Proposed forested buffers are a modest, but inadequate step to protect streams from warming.
The Oregon Department of Forestry is holding a series of hearings to gather public comments on proposed stream protection rules. The rules, which have been eight years in the making, modestly increase restrictions on logging near some streams on some of Oregon’s private forest land in Western Oregon.
Upcoming hearings in northwest Oregon:
November 16: 4pm – 7pm, Clatsop Community College, Astoria
December 7: 4:30pm – 7:30pm, Forest Grove Community Auditorium, Forest Grove
December 15: 4pm – 7pm, Ecotrust, Billy Frank Conference Room, Portland
The Oregon Board of Forestry ordered the adoption of new streamside buffer rules in November 2015. Department of Forestry staff, advised by a stakeholder work group, has now developed the draft rules.
The purpose of the new rules is to prevent streams from warming up when streamside shade trees are logged. The rules provide more protection within 60 feet of small and 80 feet of medium salmon, steelhead and bull trout streams.
In total, the rule would affect less than 0.5% of private forestland in the region, according to a state analysis.
Fishing and conservation groups criticized the rules for leaving critical feeder streams largely unprotected and for exempting much of the Rogue River watershed.
Mary Scurlock of the Oregon Stream Protection Coalition said, “Wide stream buffers that keep harmful logging away from streams are critical to protecting cold water, especially as the climate continues to warm. This rule is a step in the right direction, but it falls far short what’s needed and what has been implemented in California and Washington State.”

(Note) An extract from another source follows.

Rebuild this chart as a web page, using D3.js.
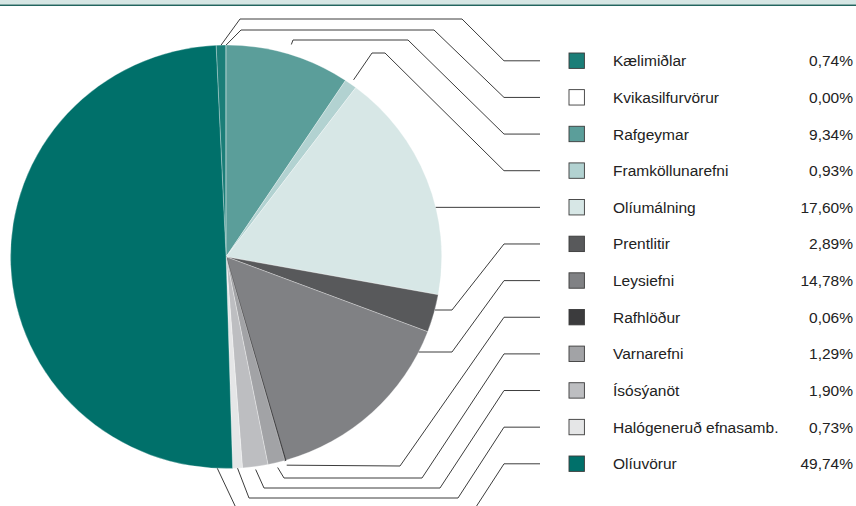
<!DOCTYPE html>
<html><head><meta charset="utf-8">
<script src="https://cdn.jsdelivr.net/npm/d3@7"></script>
<style>html,body{margin:0;padding:0;background:#fff;}svg{display:block;}</style>
</head><body>
<svg id="chart" width="856" height="506"></svg>
<script>
// ---- data ----
const categories = ["Kælimiðlar","Kvikasilfurvörur","Rafgeymar","Framköllunarefni","Olíumálning","Prentlitir","Leysiefni","Rafhlöður","Varnarefni","Ísósýanöt","Halógeneruð efnasamb.","Olíuvörur"];
const values = [0.74, 0.00, 9.34, 0.93, 17.60, 2.89, 14.78, 0.06, 1.29, 1.90, 0.73, 49.74];
const colors = ["#1b7e78","#ffffff","#5b9e9a","#b2d2d1","#d7e7e6","#58595b","#808184","#3b3b3d","#a2a3a6","#bdbec1","#e5e6e7","#00706a"];

// ---- leader-line layout ----
const leaderRunY  = [19, 30, 40, 53, null, 310, 352, 466, 478, 488, 498, 510];
const leaderRunX1 = [462, 434, 408, 385, null, 452, 452, 400, 422, 440, 458, 474];
const leaderRunX2 = [240, 241, 293, 372, null, null, null, null, 284, 264, 249, 237];
const leaderAnchor = ["mid","mid","mid","mid","edge","edge","edge","mid","mid","mid","mid",0.5065];
const leaderGap = [0,0,10,5,0,0,0,5,5,3,0,0];

const W = 856, H = 506;
const cx = 226.1, cy = 256.75, rx = 215.6, ry = 211.75;
const svg = d3.select("#chart");

// header band
svg.append("rect").attr("x",0).attr("y",0).attr("width",W).attr("height",4.6).attr("fill","#d6e6e4");
svg.append("line").attr("x1",0).attr("x2",W).attr("y1",5.3).attr("y2",5.3).attr("stroke","#22655f").attr("stroke-width",1.6);

// pie
const total = d3.sum(values);
const start = -values[0]/total*2*Math.PI;
const pie = d3.pie().sort(null).value(d=>d).startAngle(start).endAngle(start+2*Math.PI);
const arcs = pie(values);
const arc = d3.arc().innerRadius(0).outerRadius(rx);
const g = svg.append("g").attr("transform",`translate(${cx},${cy}) scale(1,${ry/rx})`);
g.selectAll("path").data(arcs).join("path")
  .attr("d",arc)
  .attr("fill",(d,i)=>colors[i])
  .attr("stroke",(d,i)=> i===7 ? colors[i] : "#ffffff")
  .attr("stroke-width",(d,i)=> i===7 ? 1.1 : 0.5)
  .attr("stroke-opacity",(d,i)=> i===7 ? 1 : 0.6);

// legend rows
const rowY = d3.scaleLinear().domain([0, categories.length-1]).range([60.8, 463.8]);
const fmt = d3.formatLocale({decimal:",", thousands:".", grouping:[3], currency:["",""]}).format(".2f");

const lg = svg.append("g");
categories.forEach((c,i)=>{
  const y = rowY(i);
  lg.append("rect").attr("x",569).attr("y",y-7.8).attr("width",15.4).attr("height",15.4)
    .attr("fill",colors[i]).attr("stroke","#3a3a3a").attr("stroke-width",0.9);
  lg.append("text").attr("x",613).attr("y",y+5.5).text(c)
    .attr("font-family","'Liberation Sans', Arial, sans-serif").attr("font-size",15.5).attr("fill","#222");
  lg.append("text").attr("x",853).attr("y",y+5.5).attr("text-anchor","end").text(fmt(values[i])+"%")
    .attr("font-family","'Liberation Sans', Arial, sans-serif").attr("font-size",15.5).attr("fill","#222");
});

// leader lines
function edgeX(y){ const t=(y-cy)/ry; return cx + rx*Math.sqrt(Math.max(0,1-t*t)); }
function anchorPoint(i){
  const a = leaderAnchor[i], gap = leaderGap[i];
  if (a === "edge"){
    const y = leaderRunY[i] != null ? leaderRunY[i] : rowY(i);
    return [edgeX(y)+gap, y];
  }
  let ang;
  if (a === "mid") ang = (arcs[i].startAngle + arcs[i].endAngle)/2;
  else ang = a*2*Math.PI;
  return [cx + (rx+gap)*Math.sin(ang), cy - (ry+gap)*Math.cos(ang)];
}
const line = d3.line();
categories.forEach((c,i)=>{
  const y = rowY(i);
  const pts = [[540,y],[504,y]];
  if (leaderRunY[i] != null){
    pts.push([leaderRunX1[i], leaderRunY[i]]);
    if (leaderRunX2[i] != null) pts.push([leaderRunX2[i], leaderRunY[i]]);
  }
  pts.push(anchorPoint(i));
  svg.append("path").attr("d",line(pts)).attr("fill","none").attr("stroke","#3c3c3c").attr("stroke-width",1);
});
</script>
</body></html>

Adequate stream buffers on private timberland are essential to sustainable salmon runs. Healthy standing forests along streams not only shade and cool water, they also supply downed trees to streams. These logs create jams and then deep pools, where juvenile and adult fish can ride out heat waves and escape predators. Heavy logging on private timberlands starves streams and salmon of cold water refuges.
The federal government cited logging practices as a major reason it declared Oregon out of compliance with clean water rules on the Oregon Coast. Federal scientists have also said improved logging practices are a major factor in recovering endangered Oregon Coast coho salmon populations.
Science presented by the Oregon Department of Forestry clearly indicated that buffers need to be between 90 and 120 feet wide to have a high chance of preventing coldwater streams from heating up more than allowed by pollution rules. Federal scientists objected to the smaller buffers now being proposed and called for extending the stronger buffers a substantial distance upstream from salmon-bearing reaches.
Bob Van Dyk of the Wild Salmon Center supported approval of the new rule, but called on the Board to move quickly to address issues in the Rogue River watershed, most of which was exempted by the new rule. “The fishing community was deeply disappointed by the Board’s decision to leave the Applegate River and most of the Rogue River out of the new rule. They need to act quickly to ensure these iconic salmon streams aren’t warmed by cutting trees too close to the water.”
Oregon continues to see record heat during summer months, and ocean habitat conditions are unstable, making cold water refuges that much more critical for anadromous fish species.
These new forest rules will become effective July 1st, 2017 unless public comments received by March 1st convince the Board to improve them.